The GM would progressively draw a map of what the characters could see as they explored. The earliest D&D rules had examples of the GM explaining what the characters could see and the players drawing the map, but most people found that this was too confusing, and had the GM draw the map for ease of play.
When an encounter started, the GM would either sketch the surroundings at the right scale for the figures, or set it up using some kind of tile system. I used Games Workshop "Dungeon floor plans," which were simply cardboard printed with squares over an appropriate background, which you could cut into appropriate shapes with scissors. There are examples of what they looked like here.
The players would put their figures onto the encounter map, the GM would deploy figures and/or counters to represent monsters, and the fight would proceed.
This worked well, at least in part because combat was much simpler. The grid was an aid to positioning, rather than there being hard rules about creature size and space occupied. There were no Attacks of Opportunity, and everything about combat was less formal.
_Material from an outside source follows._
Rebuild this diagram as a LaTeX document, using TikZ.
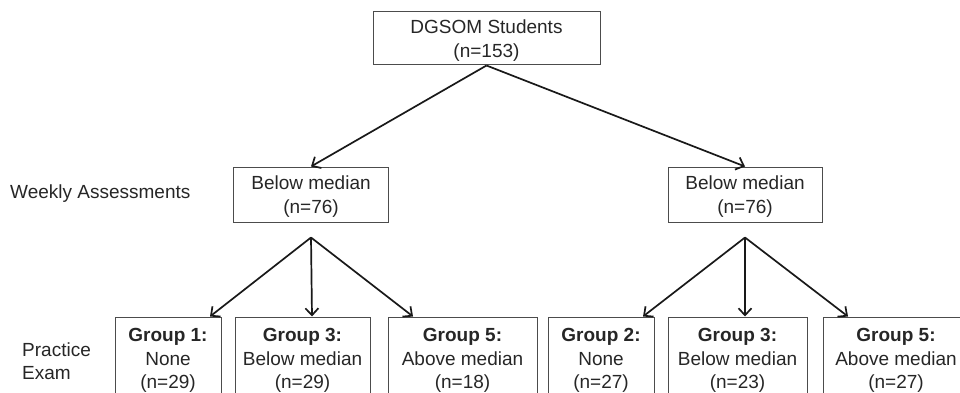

I never ran across a GM drawing their own map in advance for a published scenario. There wouldn't have been much point to doing that, unless the GM wanted to re-arrange the scenario significantly. I have seen GMs at conventions, where they could have a large table, with a pre-drawn map at figure scale, which they would reveal piece by piece by removing sheets of paper that they had placed over it. However, this is surprisingly cumbersome if the map is at all complicated, and always seemed to me like too much work for the (minor) improvement it made to the game.